# [Aim of the exercise]
Report only how many lines of the entries below contain the string "chart".

# [Rows]
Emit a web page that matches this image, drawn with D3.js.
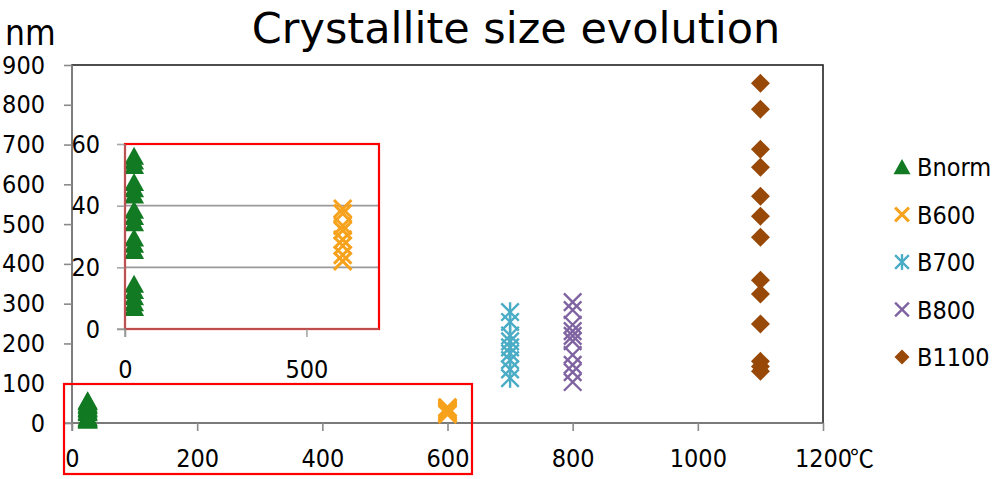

==

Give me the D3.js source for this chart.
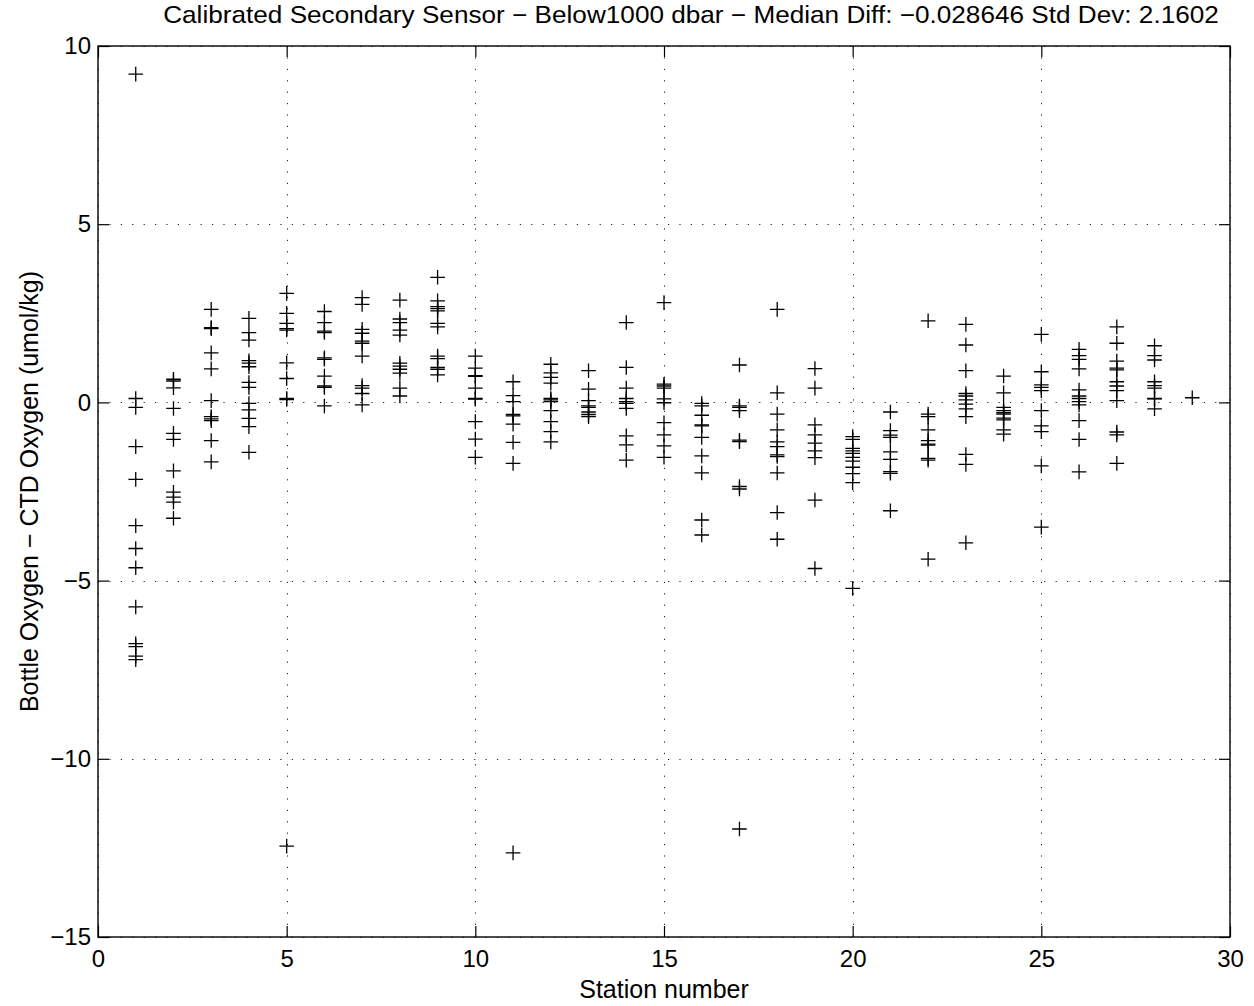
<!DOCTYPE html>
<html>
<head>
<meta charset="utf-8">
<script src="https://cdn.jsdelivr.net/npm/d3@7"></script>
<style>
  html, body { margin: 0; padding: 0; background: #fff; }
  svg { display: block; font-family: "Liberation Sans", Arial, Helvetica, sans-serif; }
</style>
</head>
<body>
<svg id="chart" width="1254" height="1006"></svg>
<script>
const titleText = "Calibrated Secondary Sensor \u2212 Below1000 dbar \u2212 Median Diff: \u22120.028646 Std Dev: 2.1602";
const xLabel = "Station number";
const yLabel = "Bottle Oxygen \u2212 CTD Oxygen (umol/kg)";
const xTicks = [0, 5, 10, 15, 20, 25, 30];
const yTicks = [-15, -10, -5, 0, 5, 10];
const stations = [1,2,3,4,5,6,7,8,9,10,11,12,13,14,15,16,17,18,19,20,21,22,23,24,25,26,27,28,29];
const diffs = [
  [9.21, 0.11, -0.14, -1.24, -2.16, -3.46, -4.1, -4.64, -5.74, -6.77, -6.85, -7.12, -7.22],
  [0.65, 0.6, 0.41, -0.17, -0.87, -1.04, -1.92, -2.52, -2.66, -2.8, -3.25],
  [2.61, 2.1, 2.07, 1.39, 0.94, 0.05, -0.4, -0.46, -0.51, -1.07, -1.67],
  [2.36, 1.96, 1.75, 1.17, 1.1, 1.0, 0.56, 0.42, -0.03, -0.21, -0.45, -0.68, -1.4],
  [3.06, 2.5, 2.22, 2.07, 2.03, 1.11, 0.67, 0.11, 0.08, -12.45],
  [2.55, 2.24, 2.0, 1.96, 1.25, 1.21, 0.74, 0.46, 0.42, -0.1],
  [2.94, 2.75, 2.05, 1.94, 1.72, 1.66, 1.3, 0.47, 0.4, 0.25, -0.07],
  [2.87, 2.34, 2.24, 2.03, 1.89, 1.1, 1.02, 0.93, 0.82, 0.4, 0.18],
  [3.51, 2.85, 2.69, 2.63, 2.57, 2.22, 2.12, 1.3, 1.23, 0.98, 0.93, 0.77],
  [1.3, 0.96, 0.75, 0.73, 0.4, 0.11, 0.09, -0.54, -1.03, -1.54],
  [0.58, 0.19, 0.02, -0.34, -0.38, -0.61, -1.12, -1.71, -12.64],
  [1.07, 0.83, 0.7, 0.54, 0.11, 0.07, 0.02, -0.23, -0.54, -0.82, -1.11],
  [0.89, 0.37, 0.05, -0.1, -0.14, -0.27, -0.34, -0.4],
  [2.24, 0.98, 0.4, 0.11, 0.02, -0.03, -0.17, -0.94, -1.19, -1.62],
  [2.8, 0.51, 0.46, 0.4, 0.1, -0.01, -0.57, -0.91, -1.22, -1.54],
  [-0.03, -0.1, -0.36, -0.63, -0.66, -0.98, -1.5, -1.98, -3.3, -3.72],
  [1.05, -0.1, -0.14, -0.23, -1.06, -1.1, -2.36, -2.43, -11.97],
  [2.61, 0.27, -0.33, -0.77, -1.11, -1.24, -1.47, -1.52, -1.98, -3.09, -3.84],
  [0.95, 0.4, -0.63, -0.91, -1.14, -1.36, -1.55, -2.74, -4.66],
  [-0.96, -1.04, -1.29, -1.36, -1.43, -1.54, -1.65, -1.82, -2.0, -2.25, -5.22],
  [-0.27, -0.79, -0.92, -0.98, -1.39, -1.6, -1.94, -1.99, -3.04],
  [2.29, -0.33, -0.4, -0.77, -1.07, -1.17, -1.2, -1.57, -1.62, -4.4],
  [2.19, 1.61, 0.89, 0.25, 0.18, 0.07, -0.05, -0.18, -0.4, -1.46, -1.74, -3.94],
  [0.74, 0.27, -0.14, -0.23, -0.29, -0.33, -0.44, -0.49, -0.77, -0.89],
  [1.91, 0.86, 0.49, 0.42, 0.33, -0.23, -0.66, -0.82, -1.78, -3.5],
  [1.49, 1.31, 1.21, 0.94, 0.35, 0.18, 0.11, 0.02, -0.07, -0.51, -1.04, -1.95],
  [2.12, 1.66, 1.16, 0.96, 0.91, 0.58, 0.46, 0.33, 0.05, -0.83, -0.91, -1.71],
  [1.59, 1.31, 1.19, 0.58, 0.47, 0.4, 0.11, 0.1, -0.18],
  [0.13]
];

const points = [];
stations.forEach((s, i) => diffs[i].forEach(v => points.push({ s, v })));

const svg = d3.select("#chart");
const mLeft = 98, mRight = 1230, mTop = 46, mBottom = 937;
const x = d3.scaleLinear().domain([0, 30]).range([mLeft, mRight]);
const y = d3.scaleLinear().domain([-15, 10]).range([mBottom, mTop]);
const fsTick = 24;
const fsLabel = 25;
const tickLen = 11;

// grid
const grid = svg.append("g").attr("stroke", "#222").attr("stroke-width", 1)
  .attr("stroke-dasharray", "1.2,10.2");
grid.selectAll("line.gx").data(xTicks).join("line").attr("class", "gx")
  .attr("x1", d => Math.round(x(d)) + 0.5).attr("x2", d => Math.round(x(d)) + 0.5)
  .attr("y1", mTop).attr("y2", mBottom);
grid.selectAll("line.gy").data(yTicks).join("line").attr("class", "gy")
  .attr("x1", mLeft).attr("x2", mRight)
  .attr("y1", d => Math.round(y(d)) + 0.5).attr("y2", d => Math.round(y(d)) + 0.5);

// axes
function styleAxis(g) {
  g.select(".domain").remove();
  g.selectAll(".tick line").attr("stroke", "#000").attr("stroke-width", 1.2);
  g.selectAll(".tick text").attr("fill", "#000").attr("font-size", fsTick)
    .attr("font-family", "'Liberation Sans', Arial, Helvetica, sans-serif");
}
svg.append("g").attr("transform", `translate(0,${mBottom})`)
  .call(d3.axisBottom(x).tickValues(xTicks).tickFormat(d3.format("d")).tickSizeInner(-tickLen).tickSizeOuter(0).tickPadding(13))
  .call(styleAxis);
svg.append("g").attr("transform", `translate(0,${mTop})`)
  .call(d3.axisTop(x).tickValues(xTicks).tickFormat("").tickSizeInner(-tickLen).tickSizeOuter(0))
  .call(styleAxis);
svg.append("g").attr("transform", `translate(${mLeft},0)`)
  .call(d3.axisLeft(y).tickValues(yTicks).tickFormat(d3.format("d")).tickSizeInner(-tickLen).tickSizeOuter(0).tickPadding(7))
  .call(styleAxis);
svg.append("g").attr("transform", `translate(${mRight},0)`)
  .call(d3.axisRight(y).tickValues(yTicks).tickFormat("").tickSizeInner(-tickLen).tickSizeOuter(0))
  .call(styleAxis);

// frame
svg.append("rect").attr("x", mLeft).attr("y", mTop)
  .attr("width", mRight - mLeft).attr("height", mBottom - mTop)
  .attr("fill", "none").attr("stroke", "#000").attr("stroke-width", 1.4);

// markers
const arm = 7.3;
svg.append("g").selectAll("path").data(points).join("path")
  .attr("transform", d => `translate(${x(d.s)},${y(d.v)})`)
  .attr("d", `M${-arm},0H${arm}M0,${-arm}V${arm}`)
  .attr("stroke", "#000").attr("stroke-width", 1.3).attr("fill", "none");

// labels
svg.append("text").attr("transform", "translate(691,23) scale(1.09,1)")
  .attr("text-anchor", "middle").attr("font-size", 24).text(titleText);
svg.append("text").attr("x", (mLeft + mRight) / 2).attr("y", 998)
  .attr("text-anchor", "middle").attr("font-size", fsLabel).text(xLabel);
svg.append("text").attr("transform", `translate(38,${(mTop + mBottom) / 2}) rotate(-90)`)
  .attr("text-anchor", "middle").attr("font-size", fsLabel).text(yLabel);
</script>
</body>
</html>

# [Full solution]
3